#### Dataset extract ####

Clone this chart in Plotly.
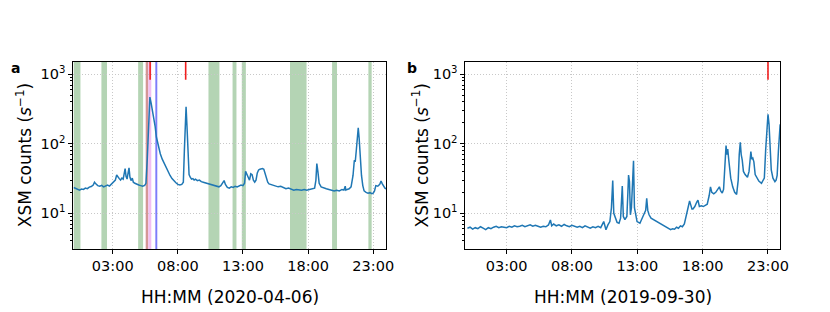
import plotly.graph_objects as go

# ---------------- data (hours of day, counts s^-1) ----------------
hours_a = [0.00, 0.15, 0.30, 0.45, 0.60, 0.75, 0.90, 1.05, 1.20, 1.35, 1.50, 1.60, 1.70, 1.85, 2.00,
           2.15, 2.30, 2.45, 2.60, 2.75, 2.90, 3.05, 3.20, 3.30, 3.40, 3.50, 3.60, 3.70, 3.80, 3.88,
           3.95, 4.02, 4.10, 4.18, 4.25, 4.32, 4.40, 4.50, 4.58, 4.70, 4.85, 5.00, 5.15, 5.30, 5.45,
           5.55, 5.65, 5.75, 5.85, 5.95, 6.05, 6.15, 6.25, 6.35, 6.45, 6.55, 6.65, 6.80, 6.95, 7.10,
           7.25, 7.40, 7.55, 7.70, 7.85, 8.00, 8.15, 8.30, 8.42, 8.50, 8.58, 8.63, 8.70, 8.78, 8.86,
           8.95, 9.05, 9.15, 9.25, 9.35, 9.50, 9.65, 9.80, 9.95, 10.10, 10.25, 10.40, 10.55, 10.70, 10.85,
           11.00, 11.15, 11.30, 11.45, 11.55, 11.65, 11.80, 11.95, 12.10, 12.25, 12.40, 12.55, 12.70, 12.85, 13.00,
           13.12, 13.20, 13.30, 13.40, 13.50, 13.60, 13.70, 13.80, 13.90, 14.00, 14.10, 14.20, 14.30, 14.40, 14.50,
           14.60, 14.70, 14.80, 14.90, 15.00, 15.15, 15.30, 15.50, 15.70, 15.90, 16.10, 16.30, 16.50, 16.70, 16.90,
           17.10, 17.30, 17.50, 17.70, 17.90, 18.10, 18.30, 18.50, 18.60, 18.67, 18.75, 18.85, 19.00, 19.20, 19.40,
           19.60, 19.80, 20.00, 20.20, 20.40, 20.60, 20.75, 20.85, 20.90, 21.00, 21.15, 21.30, 21.45, 21.55, 21.62,
           21.70, 21.80, 21.85, 21.92, 22.00, 22.10, 22.20, 22.30, 22.45, 22.60, 22.75, 22.90, 23.00, 23.10, 23.20,
           23.35, 23.50, 23.60, 23.70, 23.80, 23.90, 24.00]
counts_a = [23.5, 22.8, 22.0, 21.5, 22.3, 22.0, 23.0, 22.6, 23.8, 24.2, 25.5, 28.0, 26.5, 25.0, 24.5,
            25.2, 24.0, 24.8, 25.5, 24.6, 26.0, 27.5, 30.0, 35.5, 33.0, 31.5, 30.0, 32.0, 31.0, 40.0,
            44.0, 34.0, 31.0, 38.0, 45.0, 33.0, 29.5, 32.0, 28.0, 27.0, 26.0, 25.5, 25.0, 24.5, 25.2,
            27.0, 60.0, 250.0, 470.0, 380.0, 300.0, 240.0, 180.0, 125.0, 100.0, 85.0, 72.0, 60.0, 52.0, 45.0,
            39.0, 35.0, 31.5, 29.0, 27.5, 26.0, 25.5, 26.0, 28.0, 80.0, 300.0, 340.0, 180.0, 60.0, 36.0,
            33.0, 31.0, 31.5, 30.0, 31.0, 29.5, 30.0, 28.5, 28.0, 27.5, 27.0, 26.5, 26.0, 25.5, 25.0,
            24.5, 24.0, 25.0, 28.5, 29.5, 26.0, 23.5, 23.0, 24.0, 23.5, 24.5, 24.0, 25.0, 25.5, 25.0,
            27.0, 40.0, 37.0, 33.0, 30.0, 37.0, 36.0, 30.0, 28.0, 30.0, 38.0, 42.0, 43.0, 44.0, 44.0,
            43.0, 36.0, 31.0, 28.0, 26.5, 26.0, 25.5, 25.0, 24.0, 24.5, 23.5, 22.5, 23.0, 22.0, 21.5,
            22.0, 21.8, 21.5, 22.0, 21.5, 22.0, 22.5, 23.0, 30.0, 52.0, 40.0, 27.0, 24.0, 23.0, 22.5,
            22.0, 21.5, 21.0, 21.5, 21.0, 22.0, 21.5, 24.5, 21.5, 22.0, 22.5, 24.0, 35.0, 58.0, 55.0,
            80.0, 150.0, 170.0, 120.0, 60.0, 35.0, 25.0, 21.0, 20.0, 19.5, 19.8, 19.2, 19.5, 21.0, 25.0,
            24.5, 26.0, 29.0, 26.5, 24.0, 23.0, 22.5]

hours_b = [0.0, 0.2, 0.4, 0.6, 0.8, 1.0, 1.2, 1.4, 1.6, 1.8, 2.0, 2.2, 2.4, 2.6, 2.8,
           3.0, 3.2, 3.4, 3.6, 3.8, 4.0, 4.2, 4.4, 4.6, 4.8, 5.0, 5.2, 5.4, 5.6, 5.8,
           6.0, 6.2, 6.35, 6.45, 6.6, 6.8, 7.0, 7.2, 7.4, 7.6, 7.8, 8.0, 8.2, 8.4, 8.6,
           8.8, 9.0, 9.2, 9.4, 9.6, 9.8, 10.0, 10.2, 10.43, 10.6, 10.75, 10.9, 11.02, 11.12, 11.2,
           11.28, 11.45, 11.6, 11.72, 11.85, 11.93, 12.05, 12.2, 12.28, 12.33, 12.4, 12.47, 12.55, 12.63, 12.71,
           12.78, 12.86, 12.98, 13.2, 13.4, 13.54, 13.64, 13.72, 13.8, 13.9, 14.05, 14.3, 14.5, 14.73, 14.95,
           15.1, 15.24, 15.4, 15.55, 15.7, 15.85, 16.0, 16.15, 16.3, 16.45, 16.6, 16.75, 16.9, 17.0, 17.1,
           17.18, 17.26, 17.4, 17.55, 17.64, 17.75, 17.9, 18.05, 18.2, 18.35, 18.5, 18.6, 18.7, 18.85, 19.0,
           19.15, 19.28, 19.38, 19.5, 19.6, 19.7, 19.79, 19.86, 19.92, 20.0, 20.15, 20.3, 20.45, 20.6, 20.72,
           20.8, 20.88, 20.95, 21.03, 21.12, 21.25, 21.43, 21.55, 21.69, 21.76, 21.84, 21.92, 22.02, 22.15, 22.3,
           22.5, 22.62, 22.72, 22.82, 22.9, 23.0, 23.08, 23.15, 23.25, 23.38, 23.53, 23.62, 23.7, 23.8, 23.88,
           23.93]
counts_b = [6.1, 6.3, 5.9, 6.2, 6.0, 6.4, 6.1, 5.8, 6.2, 6.0, 6.3, 6.5, 6.2, 6.4, 6.3,
            6.2, 6.5, 6.3, 6.6, 6.4, 6.5, 6.7, 6.4, 6.6, 6.8, 6.5, 6.7, 6.5, 6.3, 6.5,
            6.4, 6.8, 8.0, 6.6, 7.0, 6.6, 6.8, 6.5, 6.9, 6.6, 6.4, 6.7, 6.5, 6.3, 6.5,
            6.2, 6.6, 6.3, 6.1, 6.4, 6.2, 6.5, 6.2, 7.6, 5.8, 6.8, 7.6, 12.0, 29.5, 10.0,
            8.9, 7.4, 7.2, 8.5, 24.7, 9.0, 8.1, 9.0, 20.0, 35.5, 28.5, 9.5, 12.0, 30.0, 57.0,
            12.0, 10.0, 7.6, 7.2, 8.5, 10.0, 11.0, 16.4, 11.0, 9.5, 8.5, 8.0, 7.6, 7.2, 6.8,
            6.4, 6.3, 6.0, 5.8, 6.0, 5.9, 6.3, 6.1, 6.6, 6.4, 7.0, 9.4, 13.0, 15.0, 13.0,
            11.5, 11.5, 12.5, 14.5, 15.5, 12.5, 12.8, 12.5, 13.0, 13.5, 18.0, 24.0, 20.0, 19.0, 20.0,
            22.0, 24.0, 21.0, 19.5, 22.0, 40.0, 94.0, 70.0, 84.0, 58.0, 32.0, 24.0, 20.0, 18.7, 30.0,
            70.0, 105.0, 70.0, 58.0, 40.0, 36.0, 33.0, 40.0, 77.0, 60.0, 62.0, 55.0, 36.0, 32.0, 29.0,
            27.0, 30.0, 32.0, 80.0, 134.0, 266.0, 190.0, 107.0, 42.0, 32.0, 28.5, 30.0, 35.0, 80.0, 166.0,
            190.0]

# shaded intervals (hours) in panel a
green_spans_a = [(0.0, 0.52), (2.13, 2.56), (4.95, 5.33), (10.35, 11.19), (12.2, 12.5),
                 (12.91, 13.22), (16.61, 17.88), (19.84, 20.22), (22.63, 22.88)]
brown_span_a = (5.53, 5.73)
pink_span_a = (5.73, 5.96)
blue_span_a = (6.27, 6.42)
flare_marks_a = [5.87, 8.6]
flare_marks_b = [23.0]

tick_hours = [3, 8, 13, 18, 23]
tick_labels = ["03:00", "08:00", "13:00", "18:00", "23:00"]
ytick_vals = [10, 100, 1000]
ytick_text = ["10<sup>1</sup>", "10<sup>2</sup>", "10<sup>3</sup>"]
minor_vals = [m * d for d in (1, 10, 100) for m in range(2, 10)]

W, H = 830, 312
def px(x):
    return x / W
def py(y):
    return 1 - y / H

FONT = "DejaVu Sans"
blue = "#1f77b4"
GRID = "#c8c8c8"
GRIDDASH = "1px,2px"

fig = go.Figure()
fig.add_trace(go.Scatter(x=hours_a, y=counts_a, mode="lines", line=dict(color=blue, width=1.5),
                         xaxis="x", yaxis="y", showlegend=False, hoverinfo="skip"))
fig.add_trace(go.Scatter(x=hours_b, y=counts_b, mode="lines", line=dict(color=blue, width=1.5),
                         xaxis="x2", yaxis="y2", showlegend=False, hoverinfo="skip"))

shapes = []
for s, e in green_spans_a:
    shapes.append(dict(type="rect", xref="x", yref="y domain", x0=s, x1=e, y0=0, y1=1,
                       fillcolor="rgb(180,212,180)", line=dict(width=0), layer="below"))
for (s, e), col in [(brown_span_a, "rgb(212,150,150)"), (pink_span_a, "rgb(242,190,242)"),
                    (blue_span_a, "rgb(125,125,250)")]:
    shapes.append(dict(type="rect", xref="x", yref="y domain", x0=s, x1=e, y0=0, y1=1,
                       fillcolor=col, line=dict(width=0), layer="below"))
for h in flare_marks_a:
    shapes.append(dict(type="line", xref="x", yref="y domain", x0=h, x1=h, y0=0.905, y1=1,
                       line=dict(color="rgb(240,30,30)", width=1.6)))
for h in flare_marks_b:
    shapes.append(dict(type="line", xref="x2", yref="y2 domain", x0=h, x1=h, y0=0.905, y1=1,
                       line=dict(color="rgb(240,30,30)", width=1.6)))

ydom = [py(249), py(62)]
common_x = dict(tickmode="array", tickvals=tick_hours, ticktext=tick_labels, showgrid=True,
                gridcolor=GRID, griddash=GRIDDASH, gridwidth=1, showline=True, linecolor="black",
                linewidth=1, mirror=True, ticks="outside", ticklen=4, tickcolor="black",
                tickfont=dict(family=FONT, size=14.5, color="black"), zeroline=False)
common_y = dict(type="log", range=[0.486, 3.176], tickmode="array", tickvals=ytick_vals,
                ticktext=ytick_text, showgrid=True, gridcolor=GRID, griddash=GRIDDASH, gridwidth=1,
                showline=True, linecolor="black", linewidth=1, mirror=True, ticks="outside",
                ticklen=4, tickcolor="black", tickfont=dict(family=FONT, size=14.5, color="black"),
                zeroline=False,
                minor=dict(tickmode="array", tickvals=minor_vals, ticks="outside", ticklen=2,
                           tickcolor="black", showgrid=False))

fig.update_layout(
    width=W, height=H, margin=dict(l=0, r=0, t=0, b=0),
    paper_bgcolor="white", plot_bgcolor="white",
    xaxis=dict(domain=[px(74), px(390)], range=[-0.03, 24.0], anchor="y", **common_x),
    yaxis=dict(domain=ydom, anchor="x", **common_y),
    xaxis2=dict(domain=[px(470), px(788)], range=[-0.15, 23.95], anchor="y2", **common_x),
    yaxis2=dict(domain=ydom, anchor="x2", **common_y),
    shapes=shapes,
    font=dict(family=FONT, color="black"),
)

ann = []
for xc, date in [((74 + 390) / 2, "2020-04-06"), ((470 + 788) / 2, "2019-09-30")]:
    ann.append(dict(text=f"HH:MM ({date})", x=px(xc), y=py(297), xref="paper", yref="paper",
                    showarrow=False, xanchor="center", yanchor="middle",
                    font=dict(family=FONT, size=17, color="black")))
for xc in [24, 424]:
    ann.append(dict(text="XSM counts (<i>s</i><sup>−1</sup>)", x=px(xc), y=py(155.5),
                    xref="paper", yref="paper", showarrow=False, textangle=-90,
                    xanchor="center", yanchor="middle",
                    font=dict(family=FONT, size=17, color="black")))
for xc, lab in [(16, "a"), (416, "b")]:
    ann.append(dict(text=f"<b>{lab}</b>", x=px(xc), y=py(68), xref="paper", yref="paper",
                    showarrow=False, xanchor="center", yanchor="middle",
                    font=dict(family=FONT, size=14, color="black")))
fig.update_layout(annotations=ann)

# remove the default 8px page margin so the figure sits at the window's top-left corner
fig.write_html("out.html", config={"displayModeBar": False},
               post_script="document.body.style.margin='0px';document.body.style.overflow='hidden';")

####

Write out an exact copy of the listing, first line through the line containing "import plotly.graph_objects as go", with the pictures left out.

Clone this chart in Plotly.
import plotly.graph_objects as go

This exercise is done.